# Challenge
Set the listing down again exactly, please, apart from its pictures.

++++ Data provided ++++

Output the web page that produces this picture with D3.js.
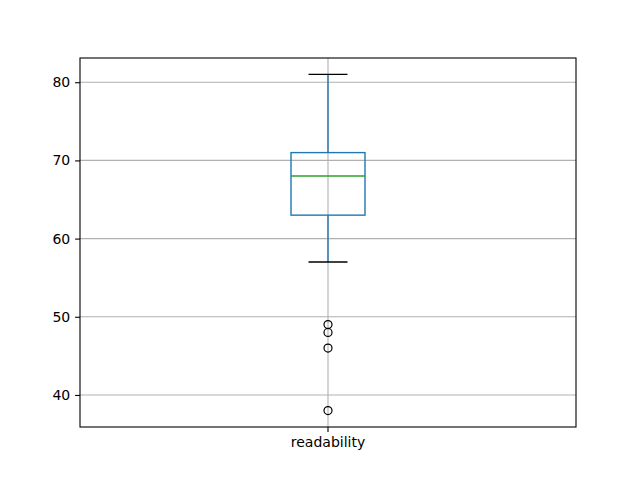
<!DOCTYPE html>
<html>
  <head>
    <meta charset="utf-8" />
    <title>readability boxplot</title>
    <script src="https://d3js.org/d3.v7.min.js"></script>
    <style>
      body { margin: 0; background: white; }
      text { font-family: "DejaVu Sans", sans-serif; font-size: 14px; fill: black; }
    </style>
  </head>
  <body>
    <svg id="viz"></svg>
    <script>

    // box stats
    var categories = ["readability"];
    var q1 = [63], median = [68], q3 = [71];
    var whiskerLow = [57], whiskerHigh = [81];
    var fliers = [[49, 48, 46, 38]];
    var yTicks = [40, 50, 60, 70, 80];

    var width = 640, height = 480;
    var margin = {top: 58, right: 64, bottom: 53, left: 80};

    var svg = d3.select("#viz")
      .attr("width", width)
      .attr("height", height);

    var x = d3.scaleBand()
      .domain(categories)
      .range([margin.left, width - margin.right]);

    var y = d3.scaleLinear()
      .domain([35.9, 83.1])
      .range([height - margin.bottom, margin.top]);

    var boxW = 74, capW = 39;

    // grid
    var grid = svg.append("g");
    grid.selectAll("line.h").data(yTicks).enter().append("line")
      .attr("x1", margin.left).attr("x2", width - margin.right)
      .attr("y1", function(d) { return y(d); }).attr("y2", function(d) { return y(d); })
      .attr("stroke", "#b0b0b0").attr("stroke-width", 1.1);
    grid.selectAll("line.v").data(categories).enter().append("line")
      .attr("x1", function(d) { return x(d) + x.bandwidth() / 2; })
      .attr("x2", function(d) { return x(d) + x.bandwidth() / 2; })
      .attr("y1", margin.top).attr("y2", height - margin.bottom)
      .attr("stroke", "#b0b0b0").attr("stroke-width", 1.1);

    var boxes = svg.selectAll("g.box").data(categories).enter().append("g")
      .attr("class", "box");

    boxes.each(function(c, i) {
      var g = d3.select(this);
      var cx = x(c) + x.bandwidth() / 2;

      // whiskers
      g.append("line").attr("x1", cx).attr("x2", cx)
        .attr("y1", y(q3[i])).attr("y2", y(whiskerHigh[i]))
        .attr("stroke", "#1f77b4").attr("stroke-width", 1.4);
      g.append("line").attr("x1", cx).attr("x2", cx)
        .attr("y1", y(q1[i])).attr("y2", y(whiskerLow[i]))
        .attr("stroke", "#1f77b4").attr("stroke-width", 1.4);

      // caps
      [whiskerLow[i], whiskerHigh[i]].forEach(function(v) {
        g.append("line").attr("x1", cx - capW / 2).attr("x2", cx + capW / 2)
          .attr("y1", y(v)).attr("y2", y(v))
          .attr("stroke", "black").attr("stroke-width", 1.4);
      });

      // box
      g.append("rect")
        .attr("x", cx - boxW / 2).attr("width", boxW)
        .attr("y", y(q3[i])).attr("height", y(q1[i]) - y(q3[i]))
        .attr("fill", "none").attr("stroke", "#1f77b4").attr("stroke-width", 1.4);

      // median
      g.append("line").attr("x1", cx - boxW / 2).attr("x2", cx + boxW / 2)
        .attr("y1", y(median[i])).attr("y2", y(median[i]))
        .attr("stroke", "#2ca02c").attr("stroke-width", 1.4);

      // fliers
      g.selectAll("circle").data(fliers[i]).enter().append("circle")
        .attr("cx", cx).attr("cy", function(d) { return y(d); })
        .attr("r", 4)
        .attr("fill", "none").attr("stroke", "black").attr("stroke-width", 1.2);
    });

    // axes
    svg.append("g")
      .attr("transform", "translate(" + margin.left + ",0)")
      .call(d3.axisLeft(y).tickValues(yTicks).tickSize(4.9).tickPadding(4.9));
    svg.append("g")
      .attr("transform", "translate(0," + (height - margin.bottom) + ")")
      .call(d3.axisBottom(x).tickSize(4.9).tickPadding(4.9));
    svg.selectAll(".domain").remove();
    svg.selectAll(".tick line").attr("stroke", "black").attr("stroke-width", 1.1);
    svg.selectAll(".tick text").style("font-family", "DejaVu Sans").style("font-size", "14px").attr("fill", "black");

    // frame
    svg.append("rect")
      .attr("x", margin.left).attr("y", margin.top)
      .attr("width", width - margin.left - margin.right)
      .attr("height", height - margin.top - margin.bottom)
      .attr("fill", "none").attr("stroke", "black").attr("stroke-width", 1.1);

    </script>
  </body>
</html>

++++

# Response
Output the web page that produces this picture with D3.js.
<!DOCTYPE html>
<html>
  <head>
    <meta charset="utf-8" />
    <title>readability boxplot</title>
    <script src="https://d3js.org/d3.v7.min.js"></script>
    <style>
      body { margin: 0; background: white; }
      text { font-family: "DejaVu Sans", sans-serif; font-size: 14px; fill: black; }
    </style>
  </head>
  <body>
    <svg id="viz"></svg>
    <script>

    // box stats
    var categories = ["readability"];
    var q1 = [63], median = [68], q3 = [71];
    var whiskerLow = [57], whiskerHigh = [81];
    var fliers = [[49, 48, 46, 38]];
    var yTicks = [40, 50, 60, 70, 80];

    var width = 640, height = 480;
    var margin = {top: 58, right: 64, bottom: 53, left: 80};

    var svg = d3.select("#viz")
      .attr("width", width)
      .attr("height", height);

    var x = d3.scaleBand()
      .domain(categories)
      .range([margin.left, width - margin.right]);

    var y = d3.scaleLinear()
      .domain([35.9, 83.1])
      .range([height - margin.bottom, margin.top]);

    var boxW = 74, capW = 39;

    // grid
    var grid = svg.append("g");
    grid.selectAll("line.h").data(yTicks).enter().append("line")
      .attr("x1", margin.left).attr("x2", width - margin.right)
      .attr("y1", function(d) { return y(d); }).attr("y2", function(d) { return y(d); })
      .attr("stroke", "#b0b0b0").attr("stroke-width", 1.1);
    grid.selectAll("line.v").data(categories).enter().append("line")
      .attr("x1", function(d) { return x(d) + x.bandwidth() / 2; })
      .attr("x2", function(d) { return x(d) + x.bandwidth() / 2; })
      .attr("y1", margin.top).attr("y2", height - margin.bottom)
      .attr("stroke", "#b0b0b0").attr("stroke-width", 1.1);

    var boxes = svg.selectAll("g.box").data(categories).enter().append("g")
      .attr("class", "box");

    boxes.each(function(c, i) {
      var g = d3.select(this);
      var cx = x(c) + x.bandwidth() / 2;

      // whiskers
      g.append("line").attr("x1", cx).attr("x2", cx)
        .attr("y1", y(q3[i])).attr("y2", y(whiskerHigh[i]))
        .attr("stroke", "#1f77b4").attr("stroke-width", 1.4);
      g.append("line").attr("x1", cx).attr("x2", cx)
        .attr("y1", y(q1[i])).attr("y2", y(whiskerLow[i]))
        .attr("stroke", "#1f77b4").attr("stroke-width", 1.4);

      // caps
      [whiskerLow[i], whiskerHigh[i]].forEach(function(v) {
        g.append("line").attr("x1", cx - capW / 2).attr("x2", cx + capW / 2)
          .attr("y1", y(v)).attr("y2", y(v))
          .attr("stroke", "black").attr("stroke-width", 1.4);
      });

      // box
      g.append("rect")
        .attr("x", cx - boxW / 2).attr("width", boxW)
        .attr("y", y(q3[i])).attr("height", y(q1[i]) - y(q3[i]))
        .attr("fill", "none").attr("stroke", "#1f77b4").attr("stroke-width", 1.4);

      // median
      g.append("line").attr("x1", cx - boxW / 2).attr("x2", cx + boxW / 2)
        .attr("y1", y(median[i])).attr("y2", y(median[i]))
        .attr("stroke", "#2ca02c").attr("stroke-width", 1.4);

      // fliers
      g.selectAll("circle").data(fliers[i]).enter().append("circle")
        .attr("cx", cx).attr("cy", function(d) { return y(d); })
        .attr("r", 4)
        .attr("fill", "none").attr("stroke", "black").attr("stroke-width", 1.2);
    });

    // axes
    svg.append("g")
      .attr("transform", "translate(" + margin.left + ",0)")
      .call(d3.axisLeft(y).tickValues(yTicks).tickSize(4.9).tickPadding(4.9));
    svg.append("g")
      .attr("transform", "translate(0," + (height - margin.bottom) + ")")
      .call(d3.axisBottom(x).tickSize(4.9).tickPadding(4.9));
    svg.selectAll(".domain").remove();
    svg.selectAll(".tick line").attr("stroke", "black").attr("stroke-width", 1.1);
    svg.selectAll(".tick text").style("font-family", "DejaVu Sans").style("font-size", "14px").attr("fill", "black");

    // frame
    svg.append("rect")
      .attr("x", margin.left).attr("y", margin.top)
      .attr("width", width - margin.left - margin.right)
      .attr("height", height - margin.top - margin.bottom)
      .attr("fill", "none").attr("stroke", "black").attr("stroke-width", 1.1);

    </script>
  </body>
</html>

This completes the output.